I Hate Me, Part 255,290

I know this writing about the dog stuff borders on the unbearably cute, but … We’ve been training the dog to sit (I said Sit, not Shit! aaauurgh!) and Carrie was doing amazing work in this field using cut up Beggin’ Strips. I have to say it may look like bacon but that’s where the resemblance ends. Anyhow, I was trying to get Lucy or Barkus (named after the Roman god of not shutting the fuck up) to sit and I held out the treat and said in a calm voice “sit” about fifty times.

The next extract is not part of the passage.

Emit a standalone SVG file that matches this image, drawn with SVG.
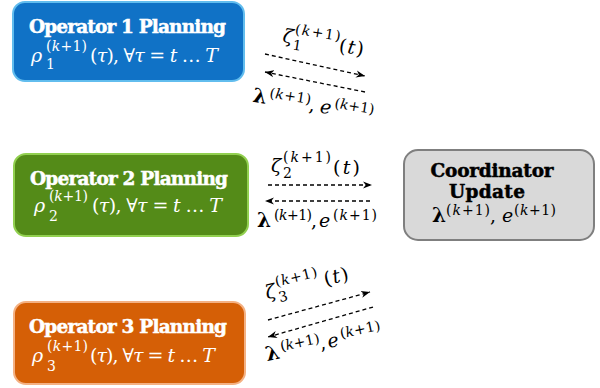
<svg xmlns="http://www.w3.org/2000/svg" width="600" height="388" viewBox="0 0 600 388">
<defs>
<style>
.title{font-family:"DejaVu Serif",serif;font-weight:bold;font-size:18.5px;text-anchor:middle;stroke-width:0.5px}
.m{font-family:"DejaVu Serif",serif;font-size:19px}
.s{font-size:14px}
.i{font-style:italic}
.b{font-weight:bold;font-size:20px}
.w{fill:#ffffff}
.title.w{stroke:#ffffff}
.title.k{stroke:#000000}
.k{fill:#000000}
.dash{fill:none;stroke:#000;stroke-width:1.3;stroke-dasharray:4 3;marker-end:url(#ah)}
</style>
<marker id="ah" viewBox="0 0 10 8" refX="10" refY="4" markerWidth="9" markerHeight="8" markerUnits="userSpaceOnUse" orient="auto">
<path d="M0,0 L10,4 L0,8 L3,4 z" fill="#000"/>
</marker>
</defs>
<rect width="600" height="388" fill="#ffffff"/>

<g id="op1">
<rect x="13" y="2" width="231" height="79" rx="12" fill="#1072c6" stroke="#62bdee" stroke-width="2"/>
<text class="title w" x="127.5" y="33" textLength="197">Operator 1 Planning</text>
<text class="m w i" x="31" y="62">ρ</text>
<text class="m s w" x="46" y="51" textLength="41">(<tspan class="i">k</tspan>+1)</text>
<text class="m s w" x="46" y="69">1</text>
<text class="m w" x="90" y="62" textLength="128">(<tspan class="i">τ</tspan>), ∀<tspan class="i">τ</tspan> = <tspan class="i">t</tspan> … <tspan class="i">T</tspan></text>
</g>

<g id="op2">
<rect x="14" y="154" width="234" height="82" rx="12" fill="#548b18" stroke="#92d050" stroke-width="2"/>
<text class="title w" x="129" y="185" textLength="198">Operator 2 Planning</text>
<text class="m w i" x="34" y="212">ρ</text>
<text class="m s w" x="49" y="201" textLength="39">(<tspan class="i">k</tspan>+1)</text>
<text class="m s w" x="49" y="221">2</text>
<text class="m w" x="92" y="212" textLength="130">(<tspan class="i">τ</tspan>), ∀<tspan class="i">τ</tspan> = <tspan class="i">t</tspan> … <tspan class="i">T</tspan></text>
</g>

<g id="op3">
<rect x="14" y="302" width="231" height="82" rx="12" fill="#d55f06" stroke="#f4b183" stroke-width="2"/>
<text class="title w" x="128" y="333" textLength="198">Operator 3 Planning</text>
<text class="m w i" x="32" y="362">ρ</text>
<text class="m s w" x="47" y="351" textLength="41">(<tspan class="i">k</tspan>+1)</text>
<text class="m s w" x="47" y="371">3</text>
<text class="m w" x="90" y="362" textLength="125">(<tspan class="i">τ</tspan>), ∀<tspan class="i">τ</tspan> = <tspan class="i">t</tspan> … <tspan class="i">T</tspan></text>
</g>

<g id="coordinator">
<rect x="404" y="150" width="190" height="90" rx="14" fill="#d9d9d9" stroke="#7f7f7f" stroke-width="2"/>
<text class="title k" x="492" y="177" textLength="123">Coordinator</text>
<text class="title k" x="487" y="198" textLength="76">Update</text>
<text class="m k b" x="432" y="222">λ</text>
<text class="m s k" x="446" y="215" textLength="44">(<tspan class="i">k</tspan>+1)</text>
<text class="m k" x="490" y="222">,</text>
<text class="m k i" x="502" y="222">e</text>
<text class="m s k" x="514" y="215" textLength="42">(<tspan class="i">k</tspan>+1)</text>
</g>

<g id="connectors">
<path class="dash" d="M265,54 L365,76"/>
<path class="dash" d="M365,92 L265,72"/>
<path class="dash" d="M268,185 L372,185"/>
<path class="dash" d="M370,201 L265,201"/>
<path class="dash" d="M268,320 L370,292"/>
<path class="dash" d="M373,307 L268,337"/>
</g>

<g id="labels">
<g transform="rotate(9 283 42)">
<text class="m k i" x="282" y="42" font-size="20">ζ</text>
<text class="m s k" x="293" y="32" textLength="46">(<tspan class="i">k</tspan>+1)</text>
<text class="m s k" x="293" y="48">1</text>
<text class="m k" x="339" y="43" textLength="25">(<tspan class="i">t</tspan>)</text>
</g>
<g transform="rotate(9 253 102)">
<text class="m k b" x="252" y="102">λ</text>
<text class="m s k" x="268" y="95" textLength="42">(<tspan class="i">k</tspan>+1)</text>
<text class="m k" x="309" y="102">,</text>
<text class="m k i" x="320" y="102">e</text>
<text class="m s k" x="334" y="95" textLength="40">(<tspan class="i">k</tspan>+1)</text>
</g>

<text class="m k i" x="271" y="172" font-size="20">ζ</text>
<text class="m s k" x="283" y="162" textLength="48">(<tspan class="i">k</tspan>+1)</text>
<text class="m s k" x="283" y="178">2</text>
<text class="m k" x="333" y="174" textLength="27">(<tspan class="i">t</tspan>)</text>

<text class="m k b" x="257" y="227">λ</text>
<text class="m s k" x="274" y="220" textLength="38">(<tspan class="i">k</tspan>+1)</text>
<text class="m k" x="311" y="227">,</text>
<text class="m k i" x="319" y="227">e</text>
<text class="m s k" x="333" y="220" textLength="44">(<tspan class="i">k</tspan>+1)</text>

<g transform="rotate(-14 268 299)">
<text class="m k i" x="267" y="299" font-size="20">ζ</text>
<text class="m s k" x="279" y="289" textLength="43">(<tspan class="i">k</tspan>+1)</text>
<text class="m s k" x="279" y="305">3</text>
<text class="m k" x="327" y="300" textLength="25">(<tspan class="i">t</tspan>)</text>
</g>
<g transform="rotate(-12 268 361)">
<text class="m k b" x="267" y="361">λ</text>
<text class="m s k" x="283" y="354" textLength="40">(<tspan class="i">k</tspan>+1)</text>
<text class="m k" x="322" y="361">,</text>
<text class="m k i" x="330" y="361">e</text>
<text class="m s k" x="344" y="354" textLength="41">(<tspan class="i">k</tspan>+1)</text>
</g>
</g>
</svg>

I’m getting nowhere the dog is looking at me like I’m a giant golem towering over her. Carrie was in the next room and I’m sure was getting exasperated hearing my repetitive grating monotone so she yelled out “go lower”. She meant to crouch down lower, I misinterpreted this as speaking lower. So I tried to deepen my voice with my best Paul Robeson impersonation. The result was a frightened confused dog and laughing wife.

    • Klutch
    • February 7th, 2011

    Isn’t that an Austin Powers gag?

    • Wheezer
    • February 7th, 2011

    Sounds like an Abbot and Costello routine.

    • Chris Burns
    • February 8th, 2011

    Reader’s Digest used to pay $5 for gems like this.

    • kelly
    • February 19th, 2011

    so, it’s just assumed we all know HOW Tim can tells us with such confidence where exactly the resemblance of Beggin’ Strips to bacon ends?